KHANH VAN DO^*Van An TranAnh Duc PhamTrang Thu MacThang Luong PHAMHan Ngoc Do

• Phenikaa University, Hanoi, Vietnam

Cancer-associated fibroblasts (CAFs) are integral components of the tumor microenvironment that modulate the response to immune checkpoint inhibitors, particularly in breast cancer. However, the specific roles of CAF subtypes in regulating the efficacy of anti-PD-1 therapy remain poorly elucidated. In this study, we reanalyzed single-cell RNA sequencing data from breast cancer patients treated with anti-PD-1 inhibitors to identify CAF subtypes and characterize their molecular signatures. Four distinct CAF subtypes were identified: vascular CAFs (vCAF), myofibroblastic CAFs (myCAF), inflammatory CAFs (iCAF), and antigen-presenting CAF-like (apCAF-like) cells. Spatial transcriptomics mapping revealed that these subtypes occupy distinct anatomical niches, with myCAFs localized to fibrotic stromal regions and iCAFs found within immune-rich, inflamed areas.

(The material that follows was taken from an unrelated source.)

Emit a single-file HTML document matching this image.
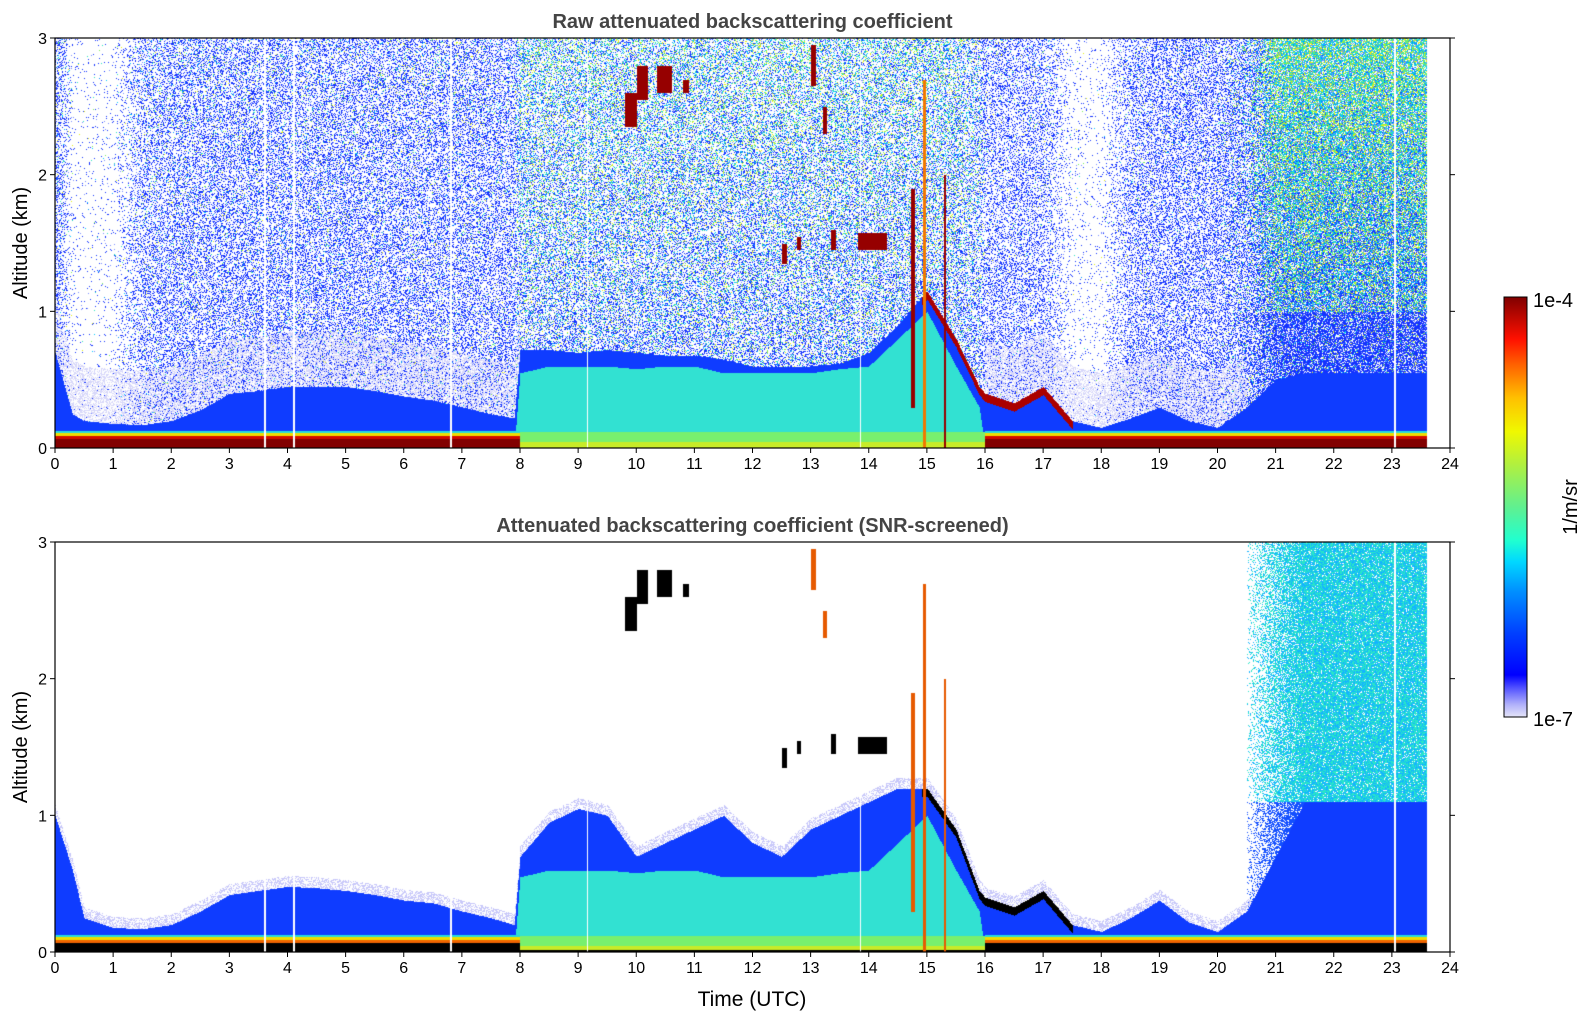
<!DOCTYPE html>
<html><head><meta charset="utf-8">
<style>
body{margin:0;background:#fff;width:1595px;height:1020px;overflow:hidden;font-family:"Liberation Sans","DejaVu Sans",sans-serif;}
#wrap{position:relative;width:1595px;height:1020px;}
canvas{position:absolute;}
svg{position:absolute;left:0;top:0;}
</style></head>
<body><div id="wrap">
<canvas id="c1" width="1395" height="410" style="left:55px;top:38px"></canvas>
<canvas id="c2" width="1395" height="410" style="left:55px;top:542px"></canvas>
<svg id="ax" width="1595" height="1020"></svg>
</div>
<script>
// ---- data (knots in hours UTC) ----
const times = [0,0.3,0.5,1,1.5,2,2.5,3,3.5,4,4.5,5,5.5,6,6.5,7,7.5,7.9,8.0,8.5,9,9.5,10,10.5,11,11.5,12,12.5,13,13.5,14,14.5,15,15.5,15.9,16.0,16.5,17,17.5,18,18.5,19,19.5,20,20.5,21,21.5,22,22.5,23,23.5,24];
const blueTopRaw = [0.7,0.25,0.2,0.18,0.17,0.2,0.28,0.4,0.42,0.45,0.45,0.45,0.42,0.38,0.35,0.3,0.25,0.22,0.72,0.72,0.7,0.72,0.7,0.68,0.68,0.65,0.6,0.6,0.6,0.62,0.7,0.9,1.15,0.8,0.45,0.4,0.33,0.45,0.2,0.15,0.22,0.3,0.2,0.15,0.3,0.5,0.55,0.55,0.55,0.55,0.55,0.55];
const cyanTop = [0,0,0,0,0,0,0,0,0,0,0,0,0,0,0,0,0,0,0.55,0.6,0.6,0.6,0.58,0.6,0.6,0.55,0.55,0.55,0.55,0.58,0.6,0.8,1.0,0.6,0.3,0,0,0,0,0,0,0,0,0,0,0,0,0,0,0,0,0];
const blueTopSnr = [1.0,0.6,0.25,0.18,0.17,0.2,0.3,0.42,0.45,0.48,0.47,0.45,0.42,0.38,0.36,0.3,0.25,0.2,0.7,0.95,1.05,1.0,0.7,0.8,0.9,1.0,0.8,0.7,0.9,1.0,1.1,1.2,1.2,0.9,0.45,0.4,0.33,0.45,0.2,0.15,0.25,0.38,0.22,0.15,0.3,0.7,1.1,1.1,1.1,1.1,1.1,1.1];
const speckleDensity = [0.45,0.05,0.03,0.05,0.3,0.35,0.35,0.35,0.35,0.35,0.35,0.35,0.35,0.35,0.35,0.35,0.35,0.35,0.4,0.4,0.4,0.4,0.4,0.4,0.4,0.4,0.4,0.4,0.4,0.4,0.4,0.4,0.4,0.4,0.35,0.3,0.3,0.3,0.05,0.05,0.3,0.35,0.35,0.35,0.45,0.75,0.8,0.8,0.8,0.8,0.8,0.8];
const speckleWarmth = [0.1,0.1,0.1,0.1,0.1,0.1,0.1,0.1,0.1,0.1,0.1,0.1,0.1,0.1,0.1,0.1,0.1,0.1,0.4,0.4,0.4,0.4,0.4,0.4,0.4,0.4,0.4,0.4,0.4,0.4,0.4,0.4,0.4,0.4,0.3,0.05,0.05,0.05,0.05,0.05,0.05,0.05,0.05,0.05,0.2,0.6,0.6,0.6,0.6,0.6,0.6,0.6];
const snrUpperDensity = [0,0,0,0,0,0,0,0,0,0,0,0,0,0,0,0,0,0,0,0,0,0,0,0,0,0,0,0,0,0,0,0,0,0,0,0,0,0,0,0,0,0,0,0,0.1,0.6,0.9,0.9,0.9,0.9,0.9,0.9];
// cloud blobs: [tStart, tEnd, altBottom, altTop]
const cloudT0 = [9.8,10.0,10.35,10.8,12.5,12.75,13.35,13.8,14.72,14.92,15.28,13.0,13.2];
const cloudT1 = [10.0,10.2,10.6,10.9,12.58,12.82,13.43,14.3,14.78,14.97,15.32,13.08,13.28];
const cloudA0 = [2.35,2.55,2.6,2.6,1.35,1.45,1.45,1.45,0.3,0.0,0.0,2.65,2.3];
const cloudA1 = [2.6,2.8,2.8,2.7,1.5,1.55,1.6,1.58,1.9,2.7,2.0,2.95,2.5];
const gapTimes = [3.6,4.1,6.8,9.15,13.85,23.05];
const dataEnd = 23.6;
const xTicks = [0,1,2,3,4,5,6,7,8,9,10,11,12,13,14,15,16,17,18,19,20,21,22,23,24];
const yTicks = [0,1,2,3];

const W=1395,H=410,T0=0,T1=24,A1=3;
function xs(t){return t/(T1-T0)*W;}
function ys(a){return H - a/A1*H;}
function interp(arr,t){let i=0;while(i<times.length-2&&times[i+1]<=t)i++;const f=Math.max(0,Math.min(1,(t-times[i])/(times[i+1]-times[i])));return arr[i]*(1-f)+arr[i+1]*f;}
function hash(i,j){let h=Math.imul(i,374761393)+Math.imul(j,668265263);h=Math.imul(h^(h>>>13),1274126177);return ((h^(h>>>16))>>>0)/4294967296;}
const warmPal=[[0,200,255],[40,230,190],[120,240,90],[230,240,20],[0,150,255]];
function drawPanel(id,snr){
  const ctx=document.getElementById(id).getContext('2d');
  const img=ctx.createImageData(W,H);const d=img.data;
  for(let px=0;px<W;px++){
    const t=px/W*24;
    const gap=gapTimes.some(g=>Math.abs(xs(g)-px)<0.8);
    const bt=interp(snr?blueTopSnr:blueTopRaw,t), ct=interp(cyanTop,t);
    const sd=interp(speckleDensity,t), sw=interp(speckleWarmth,t), ud=interp(snrUpperDensity,t);
    const conv = (t>=8&&t<16);
    for(let py=0;py<H;py++){
      const a=(H-py)/H*A1;let c=[255,255,255];
      if(t>dataEnd||gap){c=[255,255,255];}
      else{
        if(conv&&a<0.12){c=snr&&a<0.02?[0,0,0]:(a<0.05?[200,235,40]:[120,240,110]);}
        else if(!conv&&a<0.07){c=snr?[0,0,0]:[130,0,0];}
        else if(!conv&&a<0.09){c=snr?[240,100,0]:[210,10,0];}
        else if(!conv&&a<0.11){c=[240,220,0];}
        else if(!conv&&a<0.13){c=[40,220,220];}
        else if(a<ct){c=[50,225,210];}
        else if(a<bt){c=(a>bt-0.06&&t>14.9&&t<17.5)?(snr?[0,0,0]:[170,0,0]):[15,60,255];}
        else{
          const h=hash(px,py);
          if(!snr){
            if(!conv&&t<20.5&&a<bt+0.4&&hash(px+3,py+17)<0.45){c=[215,215,250];}
            else if(h<sd){const h2=hash(py+7,px+3);let w=sw*(0.5+a/3);if(t>20.5&&a<1.0)w=0.1;
              if(h2<w){c=warmPal[Math.floor(hash(px+11,py+5)*5)];}else{c=h2<w+0.12?[120,140,255]:[20,50,255];}}
          } else {
            if(t>20.5&&h<ud){c=a<1.1?[20,80,255]:(hash(py,px+9)<0.5?[40,230,200]:[20,180,255]);}
            else if(a<bt+0.08&&h<0.5){c=[200,200,250];}
          }
        }
      }
      for(let k=0;k<cloudT0.length;k++){
        if(t>=cloudT0[k]&&t<cloudT1[k]&&a>=cloudA0[k]&&a<cloudA1[k]){c=snr?(k>=8?[230,90,0]:[0,0,0]):(k==9?[240,120,0]:[150,0,0]);}
      }
      const o=(py*W+px)*4;d[o]=c[0];d[o+1]=c[1];d[o+2]=c[2];d[o+3]=255;
    }
  }
  ctx.putImageData(img,0,0);
}
drawPanel('c1',false);drawPanel('c2',true);

// ---- axes ----
const svg=document.getElementById('ax');const NS='http://www.w3.org/2000/svg';
function el(tag,attrs,txt){const e=document.createElementNS(NS,tag);for(const k in attrs)e.setAttribute(k,attrs[k]);if(txt!==undefined)e.textContent=txt;svg.appendChild(e);return e;}
function axes(top,title,name){
  const L=55,R=1450,B=top+410;
  let f=el('rect',{x:L,y:top,width:R-L,height:410,fill:'none',stroke:'#000','stroke-width':1.2});
  
  xTicks.forEach(v=>{const x=L+xs(v);
    el('line',{x1:x,x2:x,y1:B,y2:B+5,stroke:'#000'});
    let t=el('text',{x:x,y:B+21,'font-size':16,'text-anchor':'middle'},String(v));
    });
  yTicks.forEach(v=>{const y=top+ys(v);
    el('line',{x1:L-5,x2:L,y1:y,y2:y,stroke:'#000'});
    el('line',{x1:R,x2:R+5,y1:y,y2:y,stroke:'#000'});
    let t=el('text',{x:L-8,y:y+6,'font-size':16,'text-anchor':'end'},String(v));
    });
  let tt=el('text',{x:(L+R)/2,y:top-10,'font-size':20,'font-weight':'bold','text-anchor':'middle',fill:'#444'},title);
  
  let yl=el('text',{x:0,y:0,'font-size':20,'text-anchor':'middle',transform:`translate(27,${top+205}) rotate(-90)`},'Altitude (km)');
  
}
axes(38,'Raw attenuated backscattering coefficient','raw-panel');
axes(542,'Attenuated backscattering coefficient (SNR-screened)','snr-panel');
let xl=el('text',{x:752,y:1006,'font-size':21,'text-anchor':'middle'},'Time (UTC)');

// colorbar
const cbStops=[[0,'#e4e4f8'],[0.03,'#b0b0fa'],[0.07,'#5050ff'],[0.1,'#0000ff'],[0.2,'#0040ff'],[0.3,'#0090ff'],[0.37,'#00d8ff'],[0.42,'#20ffd0'],[0.5,'#60f090'],[0.6,'#b0f040'],[0.68,'#f0f800'],[0.76,'#ffc000'],[0.84,'#ff6000'],[0.9,'#ff1000'],[1,'#800000']];
const defs=el('defs',{});const g=document.createElementNS(NS,'linearGradient');g.setAttribute('id','cbg');g.setAttribute('x1',0);g.setAttribute('y1',1);g.setAttribute('x2',0);g.setAttribute('y2',0);defs.appendChild(g);
cbStops.forEach(s=>{const st=document.createElementNS(NS,'stop');st.setAttribute('offset',s[0]);st.setAttribute('stop-color',s[1]);g.appendChild(st);});
let cb=el('rect',{x:1504,y:297,width:23,height:420,fill:'url(#cbg)',stroke:'#000','stroke-width':1});

let c1=el('text',{x:1533,y:307,'font-size':20},'1e-4');
let c2=el('text',{x:1533,y:726,'font-size':20},'1e-7');
let cu=el('text',{x:0,y:0,'font-size':20,'text-anchor':'middle',transform:'translate(1577,507) rotate(-90)'},'1/m/sr');
</script></body></html>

Our results demonstrate that clinical response to anti-PD-1 therapy is associated with divergent stromal interaction trajectories. In responders, stromal remodeling occurs, characterized by the functional re-education of iCAFs and the concurrent disarmament of vCAF and myCAF populations. Notably, iCAFs transition to a pro-inflammatory CXCL9-CXCR3 axis during treatment, facilitating immune recruitment and enhancing T-cell infiltration. This shift is accompanied by the attenuation of tumor-protective signals, which otherwise safeguard malignant cells. In contrast, resistance in non-responders is linked to stromal fortification, where CAFs sustain protective networks around the tumor niche. Therapeutic resistance is marked by a broad-spectrum suppressive response, driven by the apCAF-like-derived THBS2-CD47 axis and the pathological intensification of the vCAF-derived CXCL12-CXCR4 axis. These pathways are associated with dysfunctional lymphoid sequestration and the recruitment of immunosuppressive cell populations, such as plasmacytoid dendritic cells. Collectively, these findings highlight the critical role of CAF heterogeneity and spatial organization in modulating the response to anti-PD-1 therapy. Targeting subtype-specific stromal modules may represent a promising therapeutic strategy to enhance the efficacy of immunotherapy in breast cancer.